TASK DIRECTIONS: Using the data below, copy each line that includes the word "chart".

INPUT DATA:
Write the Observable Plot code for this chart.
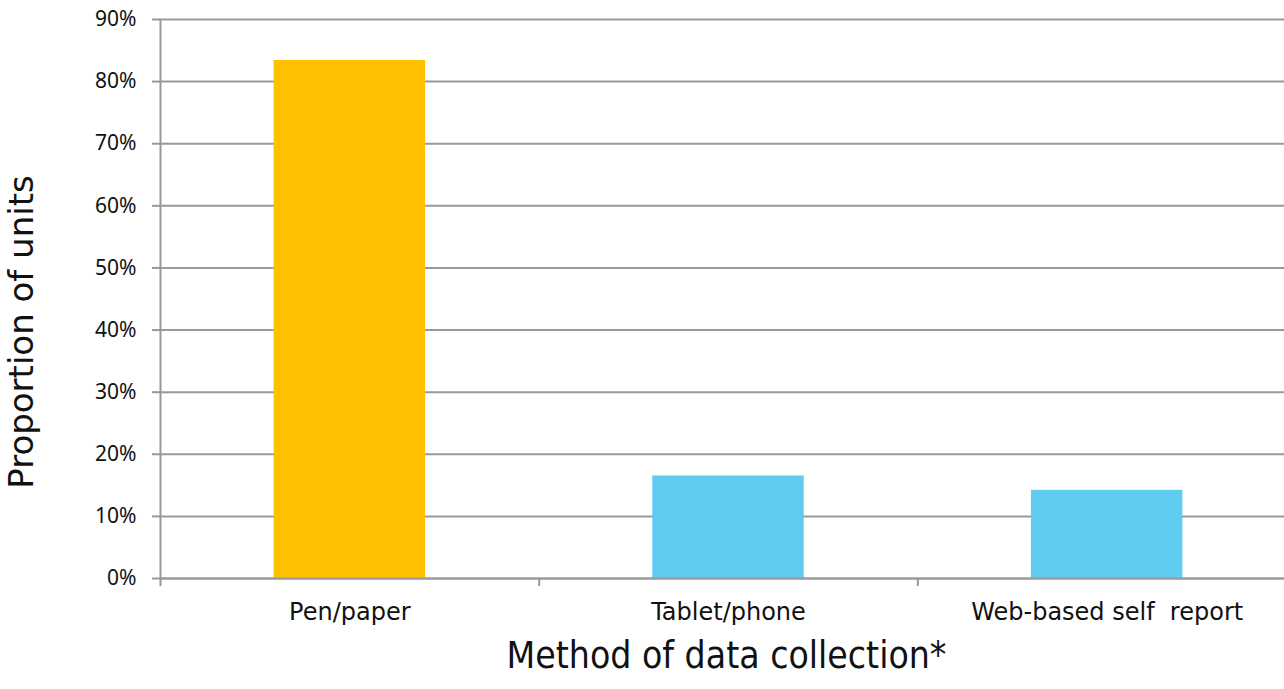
<!DOCTYPE html>
<html><head><meta charset="utf-8">
<script src="https://cdn.jsdelivr.net/npm/d3@7"></script>
<script src="https://cdn.jsdelivr.net/npm/@observablehq/plot@0.6"></script>
<style>
html,body{margin:0;padding:0;background:#fff;overflow:hidden}
svg text{white-space:pre}
</style>
</head><body><div id="chart"></div>
<script>
const categories = ["Pen/paper", "Tablet/phone", "Web-based self  report"];
const values = [0.834, 0.165, 0.142];
const colors = ["#FFC000", "#5FCBEF", "#5FCBEF"];
const yTicks = [0, 0.1, 0.2, 0.3, 0.4, 0.5, 0.6, 0.7, 0.8, 0.9];
const xBoundaries = [0, 1, 2, 3];
const xTitle = "Method of data collection*";
const yTitle = "Proportion of units";

const data = categories.map((c, i) => ({category: c, index: i, value: values[i], color: colors[i]}));
const grid = "#999999";

const chart = Plot.plot({
  width: 1284,
  height: 689,
  marginLeft: 160,
  marginRight: 0,
  marginTop: 19,
  marginBottom: 111,
  style: {fontFamily: "DejaVu Sans", background: "#fff", overflow: "visible"},
  x: {domain: [0, 3], range: [160, 1296]},
  y: {domain: [0, 0.9]},
  color: {type: "identity"},
  marks: [
    Plot.gridY(yTicks, {stroke: grid, strokeOpacity: 1, strokeWidth: 2}),
    Plot.rectY(data, {x1: d => d.index + 0.3, x2: d => d.index + 0.7, y: "value", fill: "color"}),
    Plot.ruleY([0], {stroke: grid, strokeWidth: 2}),
    Plot.ruleX([0], {y1: 0, y2: 0.9, stroke: grid, strokeWidth: 2}),
    Plot.axisY({ticks: yTicks, tickFormat: d3.format(".0%"), tickSize: 8, tickPadding: 16,
      stroke: grid, strokeWidth: 2, fill: "#111", fontSize: 21, fontFamily: "Noto Sans", label: null}),
    Plot.axisX({ticks: xBoundaries, tickSize: 8, tickFormat: () => "", stroke: grid, strokeWidth: 2, label: null}),
    Plot.axisX({ticks: [0.5, 1.5, 2.5], tickSize: 0, tickPadding: 24, tickFormat: d => categories[Math.floor(d)],
      fill: "#111", fontSize: 24, label: null}),
    Plot.text([xTitle], {frameAnchor: "bottom", dx: 4, dy: 89, fontSize: 37, fontFamily: "DejaVu Sans Condensed", fill: "#111"}),
    Plot.text([yTitle], {frameAnchor: "left", textAnchor: "middle", rotate: -90, dx: -138, dy: 33, fontSize: 34, fill: "#111"})
  ]
});
document.getElementById("chart").appendChild(chart);
</script>
</body></html>
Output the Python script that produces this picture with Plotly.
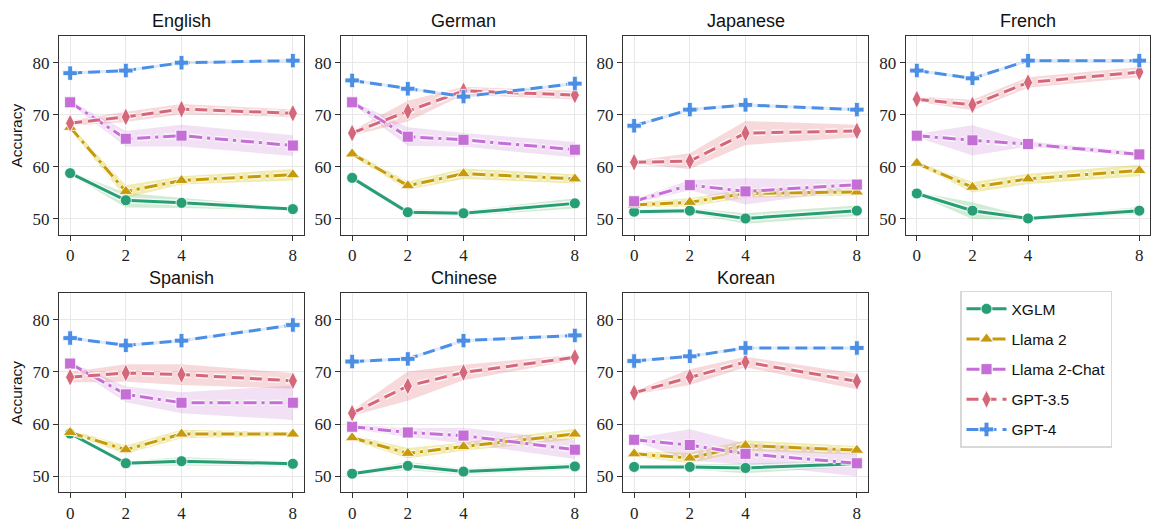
import plotly.graph_objects as go

LANGUAGES = ["English", "German", "Japanese", "French", "Spanish", "Chinese", "Korean"]
SHOTS = [0, 2, 4, 8]
Y_TICKS = [50, 60, 70, 80]
MODELS = ["XGLM", "Llama 2", "Llama 2-Chat", "GPT-3.5", "GPT-4"]

# one row per language (same order as LANGUAGES), one value per shot count
XGLM = [[58.8, 53.6, 53.1, 51.9], [57.9, 51.3, 51.1, 53.0], [51.4, 51.6, 50.1, 51.6],
        [54.9, 51.6, 50.1, 51.6], [58.2, 52.5, 52.9, 52.4], [50.5, 52.0, 50.9, 51.9],
        [51.8, 51.8, 51.6, 52.4]]
XGLM_SD = [[0.3, 1.4, 1.0, 0.3], [0.4, 0.6, 0.5, 1.0], [0.5, 0.5, 1.0, 1.0],
           [0.3, 1.6, 0.3, 0.7], [0.3, 0.4, 0.8, 0.5], [0.3, 0.8, 0.6, 0.6],
           [0.3, 0.5, 1.0, 0.5]]
LLAMA2 = [[67.6, 55.3, 57.4, 58.5], [62.5, 56.4, 58.7, 57.7], [52.7, 53.2, 54.9, 55.2],
          [60.7, 56.1, 57.7, 59.3], [58.4, 55.1, 58.1, 58.1], [57.4, 54.4, 55.7, 58.1],
          [54.3, 53.5, 55.9, 55.0]]
LLAMA2_SD = [[0.5, 1.2, 0.8, 1.1], [0.5, 0.8, 1.0, 0.9], [0.5, 0.8, 0.8, 0.7],
             [0.3, 1.0, 1.0, 1.1], [0.5, 0.8, 0.8, 0.4], [0.5, 1.0, 0.8, 1.0],
             [0.5, 1.0, 1.0, 0.8]]
LLAMA2_CHAT = [[72.4, 65.4, 66.0, 64.1], [72.4, 65.8, 65.2, 63.3], [53.4, 56.5, 55.3, 56.6],
               [66.0, 65.1, 64.4, 62.4], [71.6, 65.7, 64.1, 64.1], [59.5, 58.4, 57.8, 55.1],
               [57.0, 56.0, 54.3, 52.5]]
LLAMA2_CHAT_SD = [[0.3, 1.5, 2.1, 2.0], [0.3, 1.8, 1.3, 1.5], [0.4, 1.0, 2.5, 1.0],
                  [0.3, 2.9, 0.5, 0.5], [0.3, 1.5, 2.0, 3.3], [0.5, 0.8, 1.5, 1.8],
                  [0.3, 3.0, 2.0, 2.5]]
GPT35 = [[68.4, 69.6, 71.1, 70.3], [66.5, 70.7, 74.6, 73.8], [60.9, 61.1, 66.5, 66.9],
         [73.0, 71.9, 76.2, 78.2], [69.0, 69.8, 69.5, 68.3], [62.1, 67.3, 69.9, 72.8],
         [66.0, 69.0, 71.9, 68.2]]
GPT35_SD = [[0.5, 1.0, 1.0, 0.7], [0.5, 2.0, 0.8, 0.8], [0.3, 1.5, 2.3, 1.2],
            [0.5, 1.0, 1.0, 1.0], [1.0, 1.7, 2.0, 1.5], [0.5, 2.8, 1.5, 0.5],
            [0.3, 1.5, 1.0, 1.5]]
GPT4 = [[78.0, 78.5, 80.0, 80.4], [76.6, 75.0, 73.5, 76.0], [67.9, 71.0, 71.9, 71.0],
        [78.5, 77.0, 80.4, 80.4], [76.5, 75.1, 76.0, 79.0], [72.0, 72.5, 76.0, 77.0],
        [72.1, 73.0, 74.6, 74.6]]
GPT4_SD = [[0.3, 0.3, 0.3, 0.3]] * 7

MEANS = [XGLM, LLAMA2, LLAMA2_CHAT, GPT35, GPT4]
SDS = [XGLM_SD, LLAMA2_SD, LLAMA2_CHAT_SD, GPT35_SD, GPT4_SD]

COLORS = ["#279e76", "#c79a0c", "#c46ed6", "#d4677a", "#4a8ee6"]
BAND_COLORS = ["rgba(90,185,100,0.28)", "rgba(215,205,45,0.38)", "rgba(205,130,215,0.25)",
               "rgba(225,105,115,0.25)", "rgba(80,145,230,0.18)"]
SYMBOLS = ["circle", "triangle-up", "square", "diamond-tall", "cross"]
SIZES = [11, 12, 11, 13, 12]
DASHES = ["solid", "13px,5px,3px,5px", "13px,5px,3px,5px", "12px,6px", "12px,6px"]

W, H = 1151, 523
COL_X = [59, 341, 623, 905.7]
PANEL_W = 245
ROW_Y = [(36.7, 236.7), (295.7, 496.0)]

fig = go.Figure()
layout = {}
SANS = "Liberation Sans, Arial, sans-serif"
SERIF = "Liberation Serif, Times New Roman, serif"

for i, lang in enumerate(LANGUAGES):
    row, col = divmod(i, 4)
    xa = "x" if i == 0 else f"x{i+1}"
    ya = "y" if i == 0 else f"y{i+1}"
    x0 = COL_X[col] / W
    x1 = min((COL_X[col] + PANEL_W) / W, 0.9995)
    top, bot = ROW_Y[row]
    y0 = 1 - bot / H
    y1 = 1 - top / H
    axis_common = dict(showline=True, linecolor="#333333", linewidth=1, mirror=True,
                       ticks="outside", ticklen=5, tickcolor="#333333", tickwidth=1,
                       showgrid=True, gridcolor="#e8e8e8", gridwidth=1, zeroline=False,
                       tickfont=dict(family=SERIF, size=17, color="#222222"))
    layout["xaxis" if i == 0 else f"xaxis{i+1}"] = dict(
        domain=[x0, x1], anchor=ya, range=[-0.4, 8.4], tickvals=SHOTS, **axis_common)
    yax = dict(domain=[y0, y1], anchor=xa, range=[46.95, 85.05], tickvals=Y_TICKS, **axis_common)
    if col == 0:
        yax["title"] = dict(text="Accuracy", font=dict(family=SANS, size=15.5, color="#111111"),
                            standoff=6)
    layout["yaxis" if i == 0 else f"yaxis{i+1}"] = yax

    fig.add_annotation(text=lang, xref="paper", yref="paper", x=(x0 + x1) / 2,
                       y=1 - (top - 16) / H, xanchor="center", yanchor="middle",
                       showarrow=False, font=dict(family=SANS, size=18, color="#111111"))

    # bands
    for m in range(len(MODELS)):
        mean = MEANS[m][i]
        sd = SDS[m][i]
        upper = [a + b for a, b in zip(mean, sd)]
        lower = [a - b for a, b in zip(mean, sd)]
        fig.add_trace(go.Scatter(x=SHOTS + SHOTS[::-1], y=upper + lower[::-1], xaxis=xa, yaxis=ya,
                                 fill="toself", fillcolor=BAND_COLORS[m], line=dict(width=0),
                                 mode="lines", showlegend=False, hoverinfo="skip"))
    # lines
    for m, name in enumerate(MODELS):
        mean = MEANS[m][i]
        fig.add_trace(go.Scatter(x=SHOTS, y=mean, xaxis=xa, yaxis=ya, mode="lines",
                                 line=dict(color="rgba(255,255,255,0.75)", width=6, dash=DASHES[m]),
                                 showlegend=False, hoverinfo="skip"))
        fig.add_trace(go.Scatter(x=SHOTS, y=mean, xaxis=xa, yaxis=ya, mode="lines+markers",
                                 name=name, legendgroup=name, showlegend=(i == 0),
                                 line=dict(color=COLORS[m], width=3, dash=DASHES[m]),
                                 marker=dict(symbol=SYMBOLS[m], size=SIZES[m], color=COLORS[m],
                                             line=dict(color="white", width=0.8))))

fig.update_layout(
    width=W, height=H,
    margin=dict(l=0, r=0, t=0, b=0),
    plot_bgcolor="white", paper_bgcolor="white",
    font=dict(family=SANS, color="#111111"),
    legend=dict(x=960 / W, y=1 - 293 / H, xanchor="left", yanchor="top",
                bordercolor="#d9d9d9", borderwidth=1.5, bgcolor="white",
                font=dict(family=SANS, size=15.5, color="#111111"),
                tracegroupgap=7, itemwidth=40),
    **layout,
)

fig.write_html("out.html", config={"displayModeBar": False},
               post_script="document.body.style.margin='0';document.body.style.padding='0';")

SOLUTION:
Write the Observable Plot code for this chart.
</head><body><div id="chart"></div>
const chart = Plot.plot({
document.getElementById("chart").appendChild(chart);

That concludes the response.